*The request*
Starting at the first line of the listing below, repeat each line up to and including the one containing "TEXT = '#333E48'". Leave out pictures.

*Data section*
START
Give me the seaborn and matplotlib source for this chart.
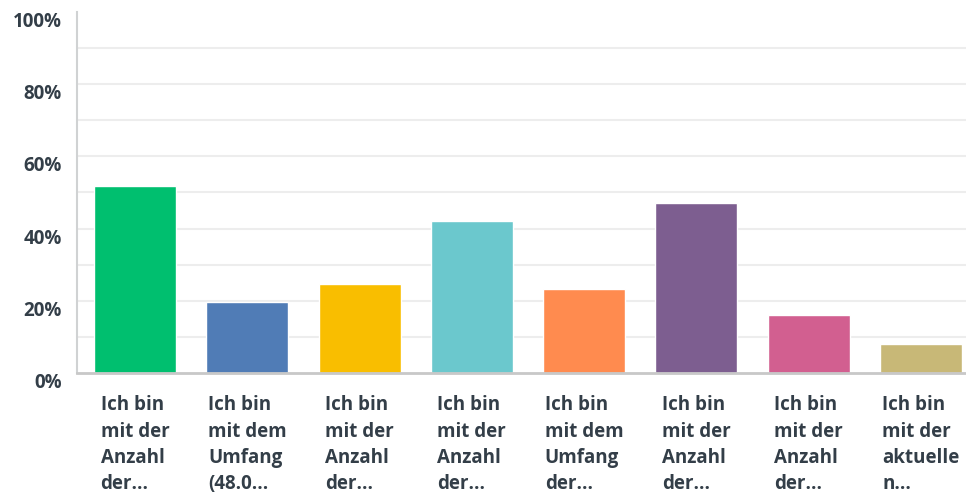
import numpy as np
import pandas as pd
import seaborn as sns
import matplotlib.pyplot as plt

# Survey answers (truncated labels as shown) and share of respondents in %
labels = [
    "Ich bin\nmit der\nAnzahl\nder...",
    "Ich bin\nmit dem\nUmfang\n(48.0...",
    "Ich bin\nmit der\nAnzahl\nder...",
    "Ich bin\nmit der\nAnzahl\nder...",
    "Ich bin\nmit dem\nUmfang\nder...",
    "Ich bin\nmit der\nAnzahl\nder...",
    "Ich bin\nmit der\nAnzahl\nder...",
    "Ich bin\nmit der\naktuelle\nn...",
]
values = [51.9, 19.7, 24.7, 42.2, 23.3, 47.2, 16.1, 8.1]
colors = ['#00BF6F', '#507CB6', '#F9BE00', '#6BC8CD',
          '#FF8B4F', '#7D5E90', '#D25F90', '#C8B877']
yticks = [0, 20, 40, 60, 80, 100]

TEXT = '#333E48'

sns.set_style('white')
plt.rcParams['font.family'] = ['Open Sans', 'DejaVu Sans']

df = pd.DataFrame({'pos': [str(i) for i in range(len(values))], 'value': values})

fig = plt.figure(figsize=(9.66, 4.94), dpi=100)
ax = fig.add_axes([77 / 966, 121 / 494, 889 / 966, 361 / 494])

sns.barplot(data=df, x='pos', y='value', hue='pos', palette=colors,
            width=0.73, saturation=1, legend=False, ax=ax, zorder=3)

# light grid every 10 %
for y in range(10, 100, 10):
    ax.axhline(y, color='#EDEDED', lw=1.5, zorder=1)

ax.set_xlim(-0.516, 7.40)
ax.set_ylim(0, 100)
ax.set_yticks(yticks)
ax.set_yticklabels([f'{t}%' for t in yticks])
ax.set_xticks(range(len(labels)))
ax.set_xticklabels(labels, multialignment='left', linespacing=1.42)
ax.set_xlabel('')
ax.set_ylabel('')

ax.tick_params(axis='x', length=0, pad=16, labelsize=13.5, labelcolor=TEXT)
ax.tick_params(axis='y', length=0, pad=11, labelsize=13.5, labelcolor=TEXT)
for lab in ax.get_xticklabels() + ax.get_yticklabels():
    lab.set_fontweight('bold')
for lab in ax.get_yticklabels():
    lab.set_verticalalignment('top')

sns.despine(ax=ax, top=True, right=True)
ax.spines['left'].set_color('#D0D2D3')
ax.spines['left'].set_linewidth(1.5)
ax.spines['bottom'].set_color('#C8C8C8')
ax.spines['bottom'].set_linewidth(2)
ax.spines['bottom'].set_zorder(4)

fig.savefig('out.png', dpi=100)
END
*Worked solution*
Give me the seaborn and matplotlib source for this chart.
import numpy as np
import pandas as pd
import seaborn as sns
import matplotlib.pyplot as plt

# Survey answers (truncated labels as shown) and share of respondents in %
labels = [
    "Ich bin\nmit der\nAnzahl\nder...",
    "Ich bin\nmit dem\nUmfang\n(48.0...",
    "Ich bin\nmit der\nAnzahl\nder...",
    "Ich bin\nmit der\nAnzahl\nder...",
    "Ich bin\nmit dem\nUmfang\nder...",
    "Ich bin\nmit der\nAnzahl\nder...",
    "Ich bin\nmit der\nAnzahl\nder...",
    "Ich bin\nmit der\naktuelle\nn...",
]
values = [51.9, 19.7, 24.7, 42.2, 23.3, 47.2, 16.1, 8.1]
colors = ['#00BF6F', '#507CB6', '#F9BE00', '#6BC8CD',
          '#FF8B4F', '#7D5E90', '#D25F90', '#C8B877']
yticks = [0, 20, 40, 60, 80, 100]

TEXT = '#333E48'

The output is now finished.